2) From page to screen
I saw some evidence that film adaptation had impacted people’s reading choices – a couple of copies of Room, of The Danish Girl and of High Rise (including an incident where, in violation of the above-discussed intimacy of Tube readers, I had to move further down the platform to avoid standing next to someone reading the exact same copy as me). By contrast, TV didn’t seem to be having such a huge impact – I saw both The Night Manager and The Man in the High Castle, but John Le Carré and Philip K. Dick are too popular for anything to be inferred from a single copy observed. War and Peace, incidentally, was nowhere to be seen – possibly everyone was dutifully reading it on their Kindles, given the weight and expired copyright, but my understanding is that everyone over the age of 40 has a physical copy gathering dust on their shelf. The exception, of course, was George R.R. Martin, and that trend won’t be going anywhere, judging by the range of volumes -the latest, A Dance with Dragons, was the most popular, but I also noted more than one Clash of Kings (second in the series), and even one copy of A Game of Thrones. Since the series began in the ’90s, and everyone is reading the new (much more attractive) editions, it’s safe to say this is thanks to HBO.
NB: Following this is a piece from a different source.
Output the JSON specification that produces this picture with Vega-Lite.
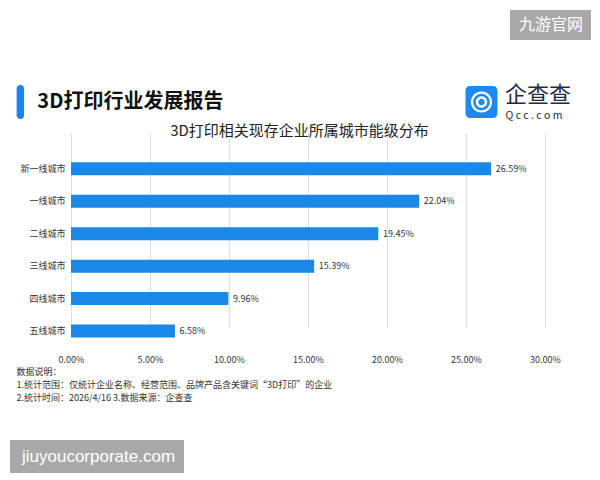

Perhaps my most surprising discovery was the popularity of different kinds of non-fiction. I felt, at the time, that I was seeing a lot more sport autobiographies than histories, but the numbers don’t lie. Biography and memoir, about everyone from musicians and writers to rugby coaches and whistleblowing social workers (Margaret Humphreys – I’d never heard of her but she sounds like a badass), were far more popular than celebrity tell-alls or retired footballers’ life stories. History wasn’t far behind, and the titles noted suggested strong reliance on the tables in Waterstones, clearly paid more attention than I’d assumed. I had also expected to see more evidence of the new surge in nature writing, but, though certainly a lot of it is being written well and critically acclaimed, the Tube showed no signs of a lot of it being bought and read. This is despite Waterstones giving heavy promotion to the paperback of John Rebanks’ A Shepherd’s Life, which did exceptionally – and entirely unpredictably – well in hardback. Perhaps the nature fiends are not to be found on the Victoria Line at 9am.
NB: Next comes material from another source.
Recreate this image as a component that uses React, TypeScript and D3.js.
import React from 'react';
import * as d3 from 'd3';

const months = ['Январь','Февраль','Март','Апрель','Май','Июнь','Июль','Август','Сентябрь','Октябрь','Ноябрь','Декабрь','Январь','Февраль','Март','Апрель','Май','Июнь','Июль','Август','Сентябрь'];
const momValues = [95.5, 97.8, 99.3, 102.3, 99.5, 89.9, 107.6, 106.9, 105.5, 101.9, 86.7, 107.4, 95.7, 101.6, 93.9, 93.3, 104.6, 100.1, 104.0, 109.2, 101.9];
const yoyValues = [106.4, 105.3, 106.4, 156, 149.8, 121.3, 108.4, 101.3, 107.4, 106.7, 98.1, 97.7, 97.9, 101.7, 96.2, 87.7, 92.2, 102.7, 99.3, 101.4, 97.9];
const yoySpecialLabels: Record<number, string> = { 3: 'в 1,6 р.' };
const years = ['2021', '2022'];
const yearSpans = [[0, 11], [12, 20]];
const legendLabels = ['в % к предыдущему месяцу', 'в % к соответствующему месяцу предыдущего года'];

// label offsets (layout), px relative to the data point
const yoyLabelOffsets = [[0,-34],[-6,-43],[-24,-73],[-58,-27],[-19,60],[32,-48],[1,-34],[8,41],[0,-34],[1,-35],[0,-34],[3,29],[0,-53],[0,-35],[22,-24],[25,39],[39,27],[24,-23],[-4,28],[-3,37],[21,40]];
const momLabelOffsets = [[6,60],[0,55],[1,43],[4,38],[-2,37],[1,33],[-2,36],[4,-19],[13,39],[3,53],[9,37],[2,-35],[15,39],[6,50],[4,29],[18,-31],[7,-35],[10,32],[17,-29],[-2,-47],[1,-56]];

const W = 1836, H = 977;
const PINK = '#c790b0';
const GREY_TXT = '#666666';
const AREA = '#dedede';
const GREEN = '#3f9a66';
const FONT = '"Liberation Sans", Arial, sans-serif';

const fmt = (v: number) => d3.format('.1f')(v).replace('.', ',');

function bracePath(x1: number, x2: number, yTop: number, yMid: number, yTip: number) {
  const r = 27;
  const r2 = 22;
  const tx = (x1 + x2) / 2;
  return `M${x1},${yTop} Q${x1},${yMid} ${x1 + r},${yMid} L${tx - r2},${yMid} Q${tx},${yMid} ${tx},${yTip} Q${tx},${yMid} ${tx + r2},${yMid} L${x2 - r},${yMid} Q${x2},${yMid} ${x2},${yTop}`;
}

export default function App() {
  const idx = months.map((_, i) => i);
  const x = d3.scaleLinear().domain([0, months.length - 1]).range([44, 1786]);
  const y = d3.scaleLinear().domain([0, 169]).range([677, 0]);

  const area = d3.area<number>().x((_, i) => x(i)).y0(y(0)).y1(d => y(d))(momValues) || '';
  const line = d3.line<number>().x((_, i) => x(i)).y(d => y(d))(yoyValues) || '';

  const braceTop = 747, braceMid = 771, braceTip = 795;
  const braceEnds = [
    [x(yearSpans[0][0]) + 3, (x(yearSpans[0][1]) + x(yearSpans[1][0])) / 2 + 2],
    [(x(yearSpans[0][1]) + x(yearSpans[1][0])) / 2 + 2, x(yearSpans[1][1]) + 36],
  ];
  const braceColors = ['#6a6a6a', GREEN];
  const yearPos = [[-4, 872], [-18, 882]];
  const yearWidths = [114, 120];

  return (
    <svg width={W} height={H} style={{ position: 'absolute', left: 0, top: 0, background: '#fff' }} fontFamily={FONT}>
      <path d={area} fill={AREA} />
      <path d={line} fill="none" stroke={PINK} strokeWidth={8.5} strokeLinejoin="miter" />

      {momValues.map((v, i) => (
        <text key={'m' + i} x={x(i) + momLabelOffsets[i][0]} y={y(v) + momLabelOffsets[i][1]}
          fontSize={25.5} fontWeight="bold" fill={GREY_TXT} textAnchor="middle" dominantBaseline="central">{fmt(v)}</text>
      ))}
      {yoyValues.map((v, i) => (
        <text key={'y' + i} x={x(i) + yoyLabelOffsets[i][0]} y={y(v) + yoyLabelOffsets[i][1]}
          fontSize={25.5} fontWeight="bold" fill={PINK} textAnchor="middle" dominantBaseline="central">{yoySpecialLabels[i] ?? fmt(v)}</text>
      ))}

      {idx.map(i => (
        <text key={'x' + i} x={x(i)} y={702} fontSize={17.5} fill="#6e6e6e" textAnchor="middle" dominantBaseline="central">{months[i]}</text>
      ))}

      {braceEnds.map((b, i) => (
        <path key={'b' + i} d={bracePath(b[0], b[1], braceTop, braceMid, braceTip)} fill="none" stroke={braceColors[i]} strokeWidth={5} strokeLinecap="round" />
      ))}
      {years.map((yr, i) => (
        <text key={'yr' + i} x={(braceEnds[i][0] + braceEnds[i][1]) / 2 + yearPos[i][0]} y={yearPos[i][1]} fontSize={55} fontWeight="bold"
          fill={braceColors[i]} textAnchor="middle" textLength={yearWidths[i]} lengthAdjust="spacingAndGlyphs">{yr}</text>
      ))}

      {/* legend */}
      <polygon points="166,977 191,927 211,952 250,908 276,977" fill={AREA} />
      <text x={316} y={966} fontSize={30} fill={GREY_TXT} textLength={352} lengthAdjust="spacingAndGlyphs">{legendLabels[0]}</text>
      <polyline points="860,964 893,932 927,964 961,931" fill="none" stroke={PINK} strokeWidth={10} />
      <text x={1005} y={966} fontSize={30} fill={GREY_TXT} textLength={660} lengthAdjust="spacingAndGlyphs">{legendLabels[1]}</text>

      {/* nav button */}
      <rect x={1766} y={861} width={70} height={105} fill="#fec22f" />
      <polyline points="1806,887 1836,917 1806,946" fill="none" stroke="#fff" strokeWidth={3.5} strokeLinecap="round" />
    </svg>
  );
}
Some suspicions about non-fiction trends were confirmed, though. The number of ‘Smart Thinking’, self-help and what Waterstones calls ‘Mind, Body, Spirit’ books vastly outnumbered the politics and economics titles. I can’t help but find this depressing, in a year when we have an EU referendum, local elections, various global crises and Donald Trump. Personal prejudice comes in here – there are excellent Smart Thinking titles out there, which precisely encourage people to engage in social and political issues, but they drown in a sea of bilge. Beyond the astronomical popularity of Owen Jones (I even saw a hardback of The Establishment, though it’s been out in paperback since March 2015), readers appear above all intent on solving their inner turmoil. Publishers do schedule self-help and self-improvement titles to come out in time for New Year’s resolutions, but I suspect this is a year-round trend.
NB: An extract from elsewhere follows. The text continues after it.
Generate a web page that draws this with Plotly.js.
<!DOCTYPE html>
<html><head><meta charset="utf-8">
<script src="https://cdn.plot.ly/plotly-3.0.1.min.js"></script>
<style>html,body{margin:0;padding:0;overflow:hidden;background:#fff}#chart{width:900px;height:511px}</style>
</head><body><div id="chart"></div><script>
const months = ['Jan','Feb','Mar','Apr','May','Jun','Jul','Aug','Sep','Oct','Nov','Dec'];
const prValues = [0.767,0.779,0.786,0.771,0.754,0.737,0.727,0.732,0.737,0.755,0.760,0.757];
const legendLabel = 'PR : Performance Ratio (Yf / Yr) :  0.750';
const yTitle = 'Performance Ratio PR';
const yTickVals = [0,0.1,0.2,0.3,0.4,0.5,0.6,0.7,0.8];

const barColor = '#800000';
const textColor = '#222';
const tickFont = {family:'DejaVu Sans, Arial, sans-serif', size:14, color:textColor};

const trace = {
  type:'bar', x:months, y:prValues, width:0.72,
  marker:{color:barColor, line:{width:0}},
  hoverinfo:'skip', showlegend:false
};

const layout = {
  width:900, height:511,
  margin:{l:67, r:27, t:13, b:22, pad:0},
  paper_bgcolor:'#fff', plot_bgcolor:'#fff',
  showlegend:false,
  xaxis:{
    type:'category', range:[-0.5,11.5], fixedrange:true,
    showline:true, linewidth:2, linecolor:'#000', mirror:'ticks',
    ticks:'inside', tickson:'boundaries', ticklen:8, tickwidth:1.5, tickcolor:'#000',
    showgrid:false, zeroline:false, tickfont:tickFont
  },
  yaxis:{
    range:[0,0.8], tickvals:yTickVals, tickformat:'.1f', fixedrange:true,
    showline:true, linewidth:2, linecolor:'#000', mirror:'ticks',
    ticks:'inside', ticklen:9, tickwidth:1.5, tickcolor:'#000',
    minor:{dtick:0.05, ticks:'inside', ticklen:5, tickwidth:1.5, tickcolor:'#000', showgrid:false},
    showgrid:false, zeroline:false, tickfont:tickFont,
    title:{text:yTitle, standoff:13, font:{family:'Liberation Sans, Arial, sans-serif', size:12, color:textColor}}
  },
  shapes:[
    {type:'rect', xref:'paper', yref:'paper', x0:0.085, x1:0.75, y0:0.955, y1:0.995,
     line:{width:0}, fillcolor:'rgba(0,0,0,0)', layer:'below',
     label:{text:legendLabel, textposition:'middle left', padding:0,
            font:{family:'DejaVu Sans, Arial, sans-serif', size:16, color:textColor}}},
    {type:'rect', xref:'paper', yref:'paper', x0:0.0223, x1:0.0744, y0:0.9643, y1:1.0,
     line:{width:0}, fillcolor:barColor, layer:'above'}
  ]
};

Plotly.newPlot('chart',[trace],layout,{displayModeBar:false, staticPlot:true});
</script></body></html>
4) What is ‘commercial fiction’?
I’ve objected before to the tenuous and limiting distinctions drawn between genre fiction and literary fiction. I chose, with some difficulty, to note the categories of literary, SFF, graphic novels, YA, crime/thriller, historical fiction and then… commercial. So-called ‘women’s commercial fiction’ is generally thought of in publishing as a sub-category of commercial fiction, the industry’s respectful term for romance-based sagas and everything else written by a woman about familial and sexual relationships unfortunate enough to get dismissed as a romance-based saga.
Yet I realised, going through my data, that ‘women’s commercial fiction’ constituted absolutely everything in my ‘commercial fiction’ column. The only exception was Jeffrey Archer, who wrote poorly received political thrillers at a prodigious rate several decades ago. That sub-genre seems to have gone out of fashion, in favour of crime/mystery thrillers on the one hand, and the new ‘psychological’ thrillers (Gone Girl, etc) on the other. English-language crime fiction suffers no shortage of female authors, and they’ve dominated the tellingly labelled ‘domestic thriller’ market. So what, if anything, would be ‘men’s commercial fiction’? My failure to find an answer within my ‘research’ only strengthened my belief that labels have been created to marginalise certain types of narrative and author in the UK market. This question of gender is something I plan to discuss relatively soon.
When I began this ‘study’, I had no idea if it would give me anything to talk about. The above are the four points that stood out for me. Perhaps they haven’t told us anything we didn’t already know, but they might inspire future posts. James Daunt, founder of Daunt Books and current MD of Waterstones, told me that he judges a bookshop’s success by whether or not it attracts cabbies. His business has been built on keeping his ear to the ground, by interesting himself in what ordinary Londoners are reading, and I do feel that the Tube, a peculiar sardine tin of self-entertainers, can teach us something. After all, Books on the Underground has been running for far longer than hostels have had take-one-leave-one shelves. Poems on the Underground is one of the city’s most accessible free cultural programmes, reaching millions of readers a day and inspiring similar projects in San Francisco, Barcelona, Shanghai, St Petersburg and many other metropolises. For most commuters, it may be the only poetry they encounter in 2016. And I’ll continue to enjoy that little warmth of recognition as I note that one in 211 Tube readers with an anthology of Chinese poetry.